The federal government may classify cannabis as one of the most dangerous drugs in the world, but that fact apparently doesn’t stop federal agents from accompanying the president’s relatives on weed shopping trips.

Last month, the Daily Mail published a banal story about President Biden’s daughter-in-law Melissa Cohen buying groceries in Malibu. After taking great care to photograph Cohen’s outfit and freshly-purchased bananas, the paparazzi followed her to 99 High Tide, a legal cannabis dispensary on the Pacific Coast Highway. And as she headed back to her car, the watchful photographer snapped a picture of her leaving the dispensary with a small, unidentifiable purchase in her hand.

Adult-use cannabis is entirely legal in California, so there’s no reason to question Cohen’s decision to take advantage of this freedom. But throughout the trip, she was accompanied by an escort that the Daily Mail identified as a Secret Service agent. As the wife of the president’s son, Hunter Biden, Cohen is entitled to Secret Service protection, but the media was quick to point out the hypocrisy of using taxpayer money to provide security for weed shopping trips when cannabis remains federally illegal.

The Daily Mail‘s story has not been fact-checked, and it’s entirely possible that Cohen might have bought CBD tincture, smokable hemp flower, or other federally-legal products at that weed shop. Regardless, the situation highlights the discrepancy between the federal government’s acceptance of statewide adult-use legalization and its refusal to adopt even the most modest cannabis reform proposal. 

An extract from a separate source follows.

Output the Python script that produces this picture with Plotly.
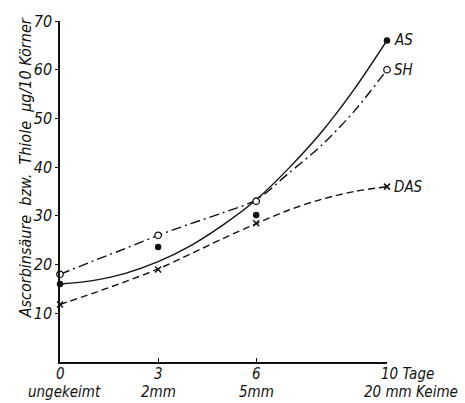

Since the Obama Administration, government officials have largely chosen to ignore the fact that nearly every US state has now legalized medical or adult-use cannabis. Congress has largely managed to keep federal law enforcement from raiding state-legal weed companies, but federal prohibition still interferes with critical cannabis research, veterans’ access to essential medicine, and legal weed businesses’ ability to open accounts with banks or other financial institutions.

Congress is finally warming up to the idea of cannabis reform after decades of advocating for failed War on Drugs policies. Lawmakers have recently advanced three comprehensive bills that would entirely end the federal prohibition of cannabis, along with simpler proposals that would incrementally relax unnecessary restrictions. The president has continued to reiterate his resistance to full legalization, though, and his administration has interfered with many efforts to enact even modest change.

Biden has also been harshly criticized for failing to make good on his campaign promise to free people who are serving time for federal cannabis crimes. The White House is actively working to exchange Brittney Griner, the WNBA player arrested for bringing weed into Russia, for a notorious arms dealer — but the administration is doing nothing to help the tens of thousands of people who are imprisoned on American soil for nonviolent weed crimes.